**Your goal**
Only a number is wanted: how many lines in the records below contain "chart"?

**Task data**
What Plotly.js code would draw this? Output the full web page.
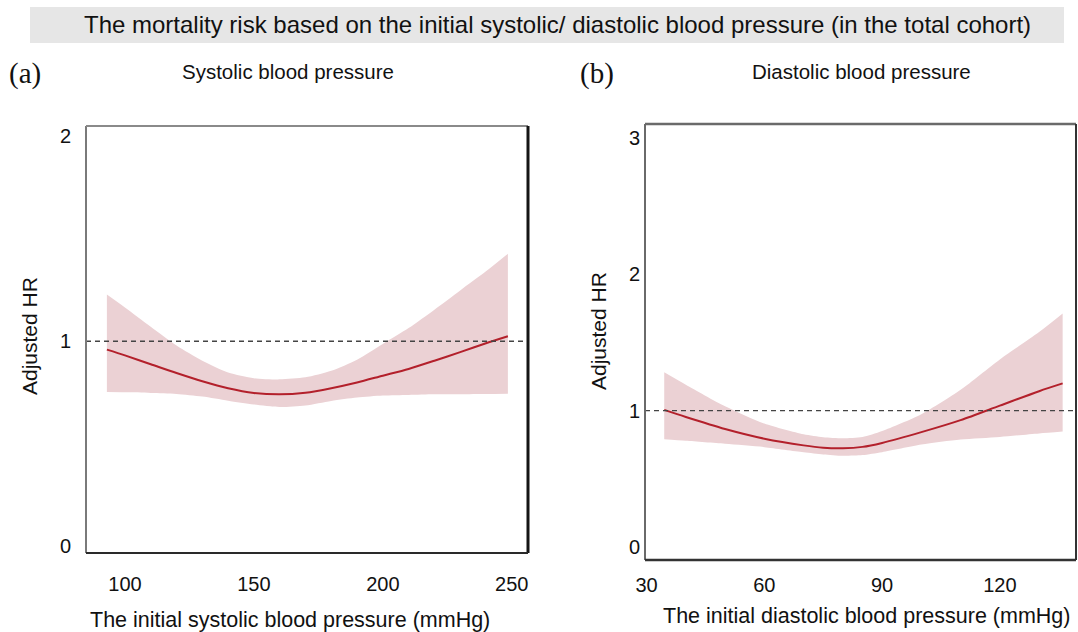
<!DOCTYPE html>
<html>
<head>
<meta charset="utf-8">
<script src="https://cdn.plot.ly/plotly-3.0.1.min.js"></script>
<style>html,body{margin:0;padding:0;background:#fff;}#chart{width:1078px;height:632px;}</style>
</head>
<body>
<div id="chart"></div>
<script>
// ---- Data ----
const sbpX     = [93, 100, 110, 120, 130, 140, 150, 160, 170, 180, 190, 200, 210, 220, 230, 240, 248.5];
const sbpHR    = [0.959, 0.931, 0.888, 0.845, 0.805, 0.771, 0.748, 0.741, 0.749, 0.771, 0.799, 0.832, 0.865, 0.905, 0.947, 0.99, 1.024];
const sbpUpper = [1.228, 1.165, 1.071, 0.979, 0.905, 0.848, 0.82, 0.814, 0.824, 0.856, 0.91, 0.987, 1.064, 1.154, 1.248, 1.341, 1.427];
const sbpLower = [0.752, 0.751, 0.748, 0.743, 0.73, 0.71, 0.691, 0.679, 0.687, 0.709, 0.725, 0.735, 0.738, 0.741, 0.742, 0.743, 0.744];

const dbpX     = [34.5, 40, 50, 60, 70, 75, 80, 85, 90, 100, 110, 120, 130, 136];
const dbpHR    = [1.005, 0.953, 0.865, 0.794, 0.745, 0.728, 0.724, 0.734, 0.763, 0.842, 0.93, 1.036, 1.142, 1.199];
const dbpUpper = [1.281, 1.19, 1.032, 0.905, 0.826, 0.805, 0.797, 0.806, 0.85, 0.973, 1.152, 1.375, 1.575, 1.711];
const dbpLower = [0.789, 0.778, 0.756, 0.732, 0.695, 0.679, 0.669, 0.674, 0.695, 0.751, 0.788, 0.807, 0.832, 0.846];

const sbpTicksX = [100, 150, 200, 250];
const sbpTicksY = [0, 1, 2];
const dbpTicksX = [30, 60, 90, 120];
const dbpTicksY = [0, 1, 2, 3];
const refHR = 1;

const mainTitle = 'The mortality risk based on the initial systolic/ diastolic blood pressure (in the total cohort)';
const panelLabels = ['(a)', '(b)'];
const panelTitles = ['Systolic blood pressure', 'Diastolic blood pressure'];
const xTitles = ['The initial systolic blood pressure (mmHg)', 'The initial diastolic blood pressure (mmHg)'];
const yTitle = 'Adjusted HR';

// ---- Styling ----
const W = 1078, H = 632;
const px = x => x / W;
const py = y => 1 - y / H;
const FONT = 'Liberation Sans, Arial, Helvetica, sans-serif';
const LINE = '#b3202b';
const BAND = '#ebd1d4';

function band(x, up, lo, xa, ya) {
  return [
    {x: x, y: lo, xaxis: xa, yaxis: ya, type: 'scatter', mode: 'lines',
     line: {width: 0, color: BAND, shape: 'spline', smoothing: 0.7}, hoverinfo: 'skip', showlegend: false},
    {x: x, y: up, xaxis: xa, yaxis: ya, type: 'scatter', mode: 'lines',
     fill: 'tonexty', fillcolor: BAND,
     line: {width: 0, color: BAND, shape: 'spline', smoothing: 0.7}, hoverinfo: 'skip', showlegend: false}
  ];
}
function curve(x, y, xa, ya) {
  return {x: x, y: y, xaxis: xa, yaxis: ya, type: 'scatter', mode: 'lines',
    line: {color: LINE, width: 2, shape: 'spline', smoothing: 0.8}, showlegend: false};
}

const data = [].concat(
  band(sbpX, sbpUpper, sbpLower, 'x', 'y'),
  [curve(sbpX, sbpHR, 'x', 'y')],
  band(dbpX, dbpUpper, dbpLower, 'x2', 'y2'),
  [curve(dbpX, dbpHR, 'x2', 'y2')]
);

const tickFont = {family: FONT, size: 20, color: '#111'};
const axBase = {showgrid: false, zeroline: false, showline: false, ticks: '', fixedrange: true, tickfont: tickFont};
const dashStyle = {color: '#444', width: 1.3, dash: '5px,4px'};

const layout = {
  width: W, height: H,
  margin: {l: 0, r: 0, t: 0, b: 0},
  paper_bgcolor: '#fff', plot_bgcolor: 'rgba(0,0,0,0)',
  showlegend: false,
  xaxis: Object.assign({}, axBase, {domain: [px(86), px(528)], range: [84.9, 256.3], tickvals: sbpTicksX, anchor: 'y', ticklabelstandoff: 17}),
  yaxis: Object.assign({}, axBase, {domain: [py(553), py(126)], range: [-0.033, 2.05], tickvals: sbpTicksY, anchor: 'x', ticklabelstandoff: 14}),
  xaxis2: Object.assign({}, axBase, {domain: [px(645), px(1076)], range: [29.6, 139.4], tickvals: dbpTicksX, anchor: 'y2', ticklabelstandoff: 11}),
  yaxis2: Object.assign({}, axBase, {domain: [py(560), py(124)], range: [-0.095, 3.1], tickvals: dbpTicksY, anchor: 'x2', ticklabelstandoff: 4}),
  shapes: [
    // title bar
    {type: 'rect', xref: 'paper', yref: 'paper', x0: px(30), x1: px(1064), y0: py(43), y1: py(7), fillcolor: '#e6e6e6', line: {width: 0}, layer: 'below'},
    // reference lines HR = 1
    {type: 'line', xref: 'x domain', yref: 'y', x0: 0, x1: 1, y0: refHR, y1: refHR, line: dashStyle},
    {type: 'line', xref: 'x2 domain', yref: 'y2', x0: 0, x1: 1, y0: refHR, y1: refHR, line: dashStyle},
    // frame (a)
    {type: 'line', xref: 'x domain', yref: 'y domain', x0: 0, x1: 0, y0: 0, y1: 1, line: {color: '#7a7a7a', width: 2}},
    {type: 'line', xref: 'x domain', yref: 'y domain', x0: 0, x1: 1, y0: 1, y1: 1, line: {color: '#8a8a8a', width: 2}},
    {type: 'line', xref: 'x domain', yref: 'y domain', x0: 1, x1: 1, y0: 0, y1: 1, line: {color: '#151515', width: 3}},
    {type: 'line', xref: 'x domain', yref: 'y domain', x0: 0, x1: 1, y0: 0, y1: 0, line: {color: '#2a2a2a', width: 2}},
    // frame (b)
    {type: 'line', xref: 'x2 domain', yref: 'y2 domain', x0: 0, x1: 0, y0: 0, y1: 1, line: {color: '#6a6a6a', width: 2}},
    {type: 'line', xref: 'x2 domain', yref: 'y2 domain', x0: 0, x1: 1, y0: 1, y1: 1, line: {color: '#6a6a6a', width: 2.5}},
    {type: 'line', xref: 'x2 domain', yref: 'y2 domain', x0: 1, x1: 1, y0: 0, y1: 1, line: {color: '#333', width: 2}},
    {type: 'line', xref: 'x2 domain', yref: 'y2 domain', x0: 0, x1: 1, y0: 0, y1: 0, line: {color: '#333', width: 2.5}}
  ],
  annotations: [
    {text: mainTitle, xref: 'paper', yref: 'paper', x: px(557), y: py(25), xanchor: 'center', yanchor: 'middle', showarrow: false, font: {family: FONT, size: 24, color: '#111'}},
    {text: panelLabels[0], xref: 'paper', yref: 'paper', x: px(25), y: py(74), xanchor: 'center', yanchor: 'middle', showarrow: false, font: {family: 'Liberation Serif, Times New Roman, serif', size: 29, color: '#111'}},
    {text: panelLabels[1], xref: 'paper', yref: 'paper', x: px(597), y: py(74), xanchor: 'center', yanchor: 'middle', showarrow: false, font: {family: 'Liberation Serif, Times New Roman, serif', size: 29, color: '#111'}},
    {text: panelTitles[0], xref: 'paper', yref: 'paper', x: px(288), y: py(72), xanchor: 'center', yanchor: 'middle', showarrow: false, font: {family: FONT, size: 20.5, color: '#111'}},
    {text: panelTitles[1], xref: 'paper', yref: 'paper', x: px(861), y: py(72), xanchor: 'center', yanchor: 'middle', showarrow: false, font: {family: FONT, size: 20.5, color: '#111'}},
    {text: xTitles[0], xref: 'paper', yref: 'paper', x: px(290), y: py(620), xanchor: 'center', yanchor: 'middle', showarrow: false, font: {family: FONT, size: 21.5, color: '#111'}},
    {text: xTitles[1], xref: 'paper', yref: 'paper', x: px(866), y: py(616), xanchor: 'center', yanchor: 'middle', showarrow: false, font: {family: FONT, size: 21.5, color: '#111'}},
    {text: yTitle, xref: 'paper', yref: 'paper', x: px(30), y: py(336), xanchor: 'center', yanchor: 'middle', textangle: -90, showarrow: false, font: {family: FONT, size: 21, color: '#111'}},
    {text: yTitle, xref: 'paper', yref: 'paper', x: px(598), y: py(331), xanchor: 'center', yanchor: 'middle', textangle: -90, showarrow: false, font: {family: FONT, size: 21, color: '#111'}}
  ]
};

Plotly.newPlot('chart', data, layout, {staticPlot: true, displayModeBar: false});
</script>
</body>
</html>
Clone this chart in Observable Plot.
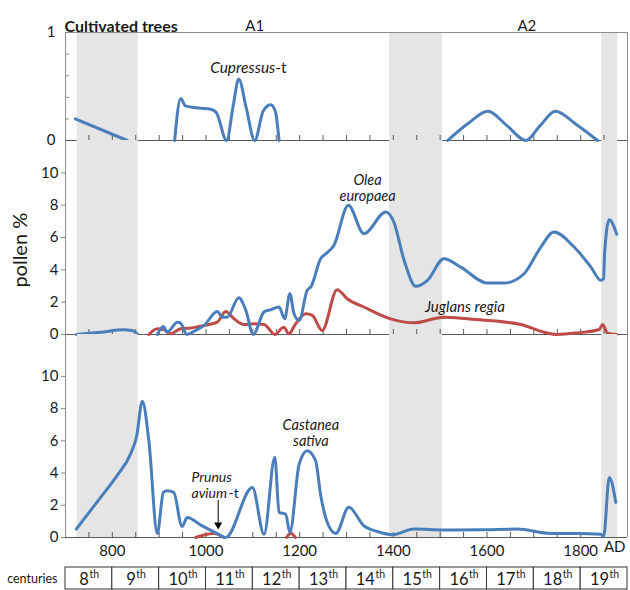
<!DOCTYPE html>
<html><head><meta charset="utf-8">
<script src="https://cdn.jsdelivr.net/npm/d3@7"></script>
<script src="https://cdn.jsdelivr.net/npm/@observablehq/plot@0.6"></script>
<style>
body{margin:0;background:#fff;}
#chart{position:relative;width:630px;height:590px;}
#chart svg{position:absolute;left:0;top:0;}
</style></head><body><div id="chart"></div>
<script>
// ---------- data ----------
const bandStart = [725, 1392, 1845];
const bandEnd   = [855, 1505, 1879];
const xTickYears  = [750, 800, 850, 900, 950, 1000, 1050, 1100, 1150, 1200, 1250, 1300, 1350, 1400, 1450, 1500, 1550, 1600, 1650, 1700, 1750, 1800, 1850];
const xLabelYears = [800, 1000, 1200, 1400, 1600, 1800];
const topTicks = [0, 1];
const topMinorTicks = [0.2, 0.4, 0.6, 0.8];
const pollenTicks = [0, 2, 4, 6, 8, 10];
const centuryStart = [700, 800, 900, 1000, 1100, 1200, 1300, 1400, 1500, 1600, 1700, 1800];
const centuryLabel = ["8", "9", "10", "11", "12", "13", "14", "15", "16", "17", "18", "19"];

// Cupressus-t (top panel), null = gap
const cupressusYear  = [721, 832, 880, 933, 946, 956, 985, 1010, 1022, 1044, 1058, 1070, 1086, 1104, 1122, 1138, 1148, 1156, 1300, 1516, 1560, 1602, 1642, 1683, 1714, 1746, 1790, 1836];
const cupressusValue = [0.2, 0, null, 0, 0.39, 0.32, 0.3, 0.29, 0.26, 0, 0.32, 0.57, 0.3, 0, 0.27, 0.33, 0.27, 0, null, 0, 0.16, 0.27, 0.14, 0, 0.14, 0.27, 0.15, 0];

// Olea europaea (middle)
const oleaYear  = [723, 775, 824, 842, 853, 875, 896, 909, 917, 939, 946, 959, 971, 996, 1024, 1035, 1045, 1070, 1085, 1101, 1124, 1138, 1156, 1168, 1179, 1188, 1199, 1216, 1224, 1245, 1256, 1273, 1304, 1337, 1384, 1401, 1423, 1448, 1473, 1508, 1544, 1601, 1637, 1679, 1715, 1743, 1786, 1822, 1843, 1849, 1851, 1861, 1877];
const oleaValue = [0, 0.14, 0.29, 0.25, 0.04, null, 0, 0.5, 0.15, 0.76, 0.7, 0, 0.15, 0.56, 1.43, 1.07, 1.07, 2.27, 1.5, 0, 1.4, 1.53, 1.7, 0.97, 2.52, 1.28, 0.87, 2.73, 2.95, 4.7, 5.0, 5.5, 8.0, 6.24, 7.58, 6.96, 4.59, 2.98, 3.35, 4.69, 4.17, 3.18, 3.18, 3.76, 5.41, 6.34, 5.41, 4.17, 3.35, 3.45, 5.0, 7.1, 6.2];

// Juglans regia (middle)
const juglansYear  = [878, 896, 910, 924, 946, 967, 996, 1024, 1042, 1060, 1081, 1102, 1124, 1147, 1166, 1177, 1190, 1213, 1227, 1248, 1280, 1302, 1337, 1394, 1444, 1508, 1558, 1672, 1722, 1751, 1793, 1840, 1847, 1857, 1877];
const juglansValue = [0, 0.35, 0.3, 0.04, 0.35, 0.4, 0.56, 0.76, 1.43, 0.97, 0.62, 0.66, 0.62, 0, 0.45, 0.04, 0.6, 1.28, 1.18, 0.25, 2.77, 2.2, 1.7, 0.97, 0.72, 1.07, 0.97, 0.62, 0.14, 0, 0.1, 0.31, 0.62, 0.08, 0];

// Castanea sativa (bottom)
const castaneaYear  = [723, 775, 810, 839, 852, 864, 878, 896, 909, 917, 931, 949, 960, 990, 1020, 1042, 1099, 1124, 1147, 1156, 1170, 1179, 1199, 1216, 1234, 1245, 1259, 1277, 1305, 1337, 1366, 1398, 1444, 1508, 1594, 1665, 1736, 1793, 1843, 1849, 1861, 1875];
const castaneaValue = [0.52, 2.49, 3.84, 5.19, 6.3, 8.46, 6.0, 0.25, 2.8, 2.9, 2.8, 0.68, 1.24, 0.75, 0.3, 0, 3.1, 0.2, 4.98, 1.56, 1.45, 0.31, 4.56, 5.39, 4.77, 2.6, 0.93, 0.25, 1.87, 0.73, 0.37, 0.17, 0.52, 0.46, 0.48, 0.52, 0.25, 0.25, 0.2, 0.05, 3.73, 2.18];

// Prunus avium-t (bottom)
const prunusYear  = [978, 995, 1016, 1030, 1038, 1100, 1172, 1181, 1191];
const prunusValue = [0, 0.15, 0.25, 0.15, 0, null, 0, 0.27, 0];

// ---------- build ----------
const zip = (xs, ys) => xs.map((x, i) => ({year: x, value: ys[i]}));
const cupressus = zip(cupressusYear, cupressusValue);
const olea = zip(oleaYear, oleaValue);
const juglans = zip(juglansYear, juglansValue);
const castanea = zip(castaneaYear, castaneaValue);
const prunus = zip(prunusYear, prunusValue);
const bands = bandStart.map((s, i) => ({start: s, end: bandEnd[i]}));
const centuries = centuryStart.map((s, i) => ({start: s, end: s + 100, label: centuryLabel[i]}));

const W = 630, ML = 65, MR = 3;
const xDomain = [centuryStart[0], centuryStart[centuryStart.length - 1] + 100];
const BLUE = "#4a7ebb", RED = "#be4b48", BAND = "#e5e5e5", FRAME = "#8c8c8c", ZERO = "#595959", INK = "#1a1a1a";
const FONT = "Lato, 'Open Sans', sans-serif";
const style = {background: "transparent", overflow: "visible", fontFamily: FONT, fontSize: "15px", color: INK};
const base = {width: W, marginLeft: ML, marginRight: MR, x: {domain: xDomain, axis: null}, style};
const fmt = d => String(d);

const bandMark = () => Plot.rect(bands, {x1: "start", x2: "end", fill: BAND});
const edges = () => Plot.ruleX(xDomain, {stroke: FRAME});
const zeroLine = () => Plot.ruleY([0], {stroke: ZERO});
const zeroTicks = (panelH) => Plot.tickX(xTickYears, {x: d => d, insetTop: panelH - 5, stroke: ZERO});
const series = (data, color) => Plot.line(data, {x: "year", y: "value", stroke: color, strokeWidth: 3, curve: "monotone-x"});
const label = (t, o) => Plot.text([t], {fontSize: 15, fill: INK, ...o});

const chart = document.getElementById("chart");

// Top panel
const topDomain = [0, 1];
chart.append(Plot.plot({
  ...base, height: 150, marginTop: 32, marginBottom: 10,
  y: {domain: topDomain, axis: null},
  marks: [
    bandMark(), edges(),
    Plot.ruleY([topDomain[1]], {stroke: FRAME}),
    Plot.tickY(topMinorTicks, {y: d => d, insetRight: W - ML - MR - 4, stroke: FRAME}),
    Plot.axisY({ticks: topTicks, tickSize: 0, tickPadding: 10, fontSize: 15, label: null, tickFormat: fmt}),
    zeroLine(), zeroTicks(108),
    series(cupressus, BLUE),
    label("Cultivated trees", {frameAnchor: "top-left", textAnchor: "start", dx: -1, dy: -12, fontWeight: "bold", fontSize: 16}),
    label("A1", {x: 1104, frameAnchor: "top", dy: -12}),
    label("A2", {x: 1685, frameAnchor: "top", dy: -12}),
    label("Cupressus", {x: 1148, y: 0.67, textAnchor: "end", fontStyle: "italic", fontSize: 15.5}),
    label("-t", {x: 1148, y: 0.67, textAnchor: "start", fontSize: 15.5})
  ]
}));

// Middle panel
chart.append(Plot.plot({
  ...base, height: 344, marginTop: 140, marginBottom: 10,
  y: {domain: [0, 12], axis: null},
  marks: [
    bandMark(), edges(),
    Plot.axisY({ticks: pollenTicks, tickSize: 4, tickPadding: 3, fontSize: 15, label: null, stroke: FRAME, tickFormat: fmt}),
    zeroLine(), zeroTicks(194),
    series(juglans, RED),
    series(olea, BLUE),
    label("Olea", {x: 1345, y: 9.05, dy: -8, fontStyle: "italic", fontSize: 14.5}),
    label("europaea", {x: 1345, y: 9.05, dy: 8, fontStyle: "italic", fontSize: 14.5}),
    label("Juglans regia", {x: 1553, y: 1.67, fontStyle: "italic"}),
    label("pollen %", {frameAnchor: "left", y: 2.9, dx: -45, rotate: -90, fontSize: 20})
  ]
}));

// Bottom panel
chart.append(Plot.plot({
  ...base, height: 590, marginTop: 334, marginBottom: 53,
  y: {domain: [0, 12.6], axis: null},
  marks: [
    bandMark(), edges(),
    Plot.axisY({ticks: pollenTicks, tickSize: 4, tickPadding: 3, fontSize: 15, label: null, stroke: FRAME, tickFormat: fmt}),
    zeroLine(), zeroTicks(203),
    Plot.axisX({ticks: xLabelYears, tickSize: 0, tickPadding: 8, fontSize: 15, label: null, tickFormat: fmt}),
    label("AD", {frameAnchor: "bottom-right", textAnchor: "end", dx: -2, dy: 14}),
    series(prunus, RED),
    series(castanea, BLUE),
    label("Castanea", {x: 1224, y: 6.48, dy: -8, fontStyle: "italic", fontSize: 14.5}),
    label("sativa", {x: 1224, y: 6.48, dy: 8, fontStyle: "italic", fontSize: 14.5}),
    label("Prunus", {x: 969, y: 3.25, dy: -8, textAnchor: "start", fontStyle: "italic", fontSize: 14}),
    label("avium", {x: 969, y: 3.25, dy: 8, textAnchor: "start", fontStyle: "italic", fontSize: 14}),
    label("-t", {x: 1048, y: 3.25, dy: 8, textAnchor: "start", fontSize: 14}),
    Plot.ruleX([1026], {y1: 2.3, y2: 0.85, stroke: "#000", strokeWidth: 1}),
    Plot.dot([1026], {x: d => d, y: 0.78, symbol: "triangle", rotate: 180, r: 3, fill: "#000", stroke: "none"})
  ]
}));

// Centuries row
const oneDigit = centuries.filter(d => d.label.length === 1);
const twoDigit = centuries.filter(d => d.label.length === 2);
const mid = d => (d.start + d.end) / 2;
chart.append(Plot.plot({
  ...base, height: 590, marginTop: 567, marginBottom: 1,
  marks: [
    Plot.rect(centuries, {x1: "start", x2: "end", fill: "white", stroke: "#333", strokeWidth: 1}),
    Plot.text(oneDigit, {x: mid, text: "label", textAnchor: "end", dx: 0, dy: 1, fontSize: 16.5, fill: INK}),
    Plot.text(twoDigit, {x: mid, text: "label", textAnchor: "end", dx: 5, dy: 1, fontSize: 16.5, fill: INK}),
    Plot.text(oneDigit, {x: mid, text: () => "th", textAnchor: "start", dx: 0.5, dy: -3.5, fontSize: 10.5, fill: INK}),
    Plot.text(twoDigit, {x: mid, text: () => "th", textAnchor: "start", dx: 5.5, dy: -3.5, fontSize: 10.5, fill: INK}),
    label("centuries", {frameAnchor: "left", textAnchor: "end", dx: -8, fontSize: 12.5})
  ]
}));
</script></body></html>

**Completed task**
12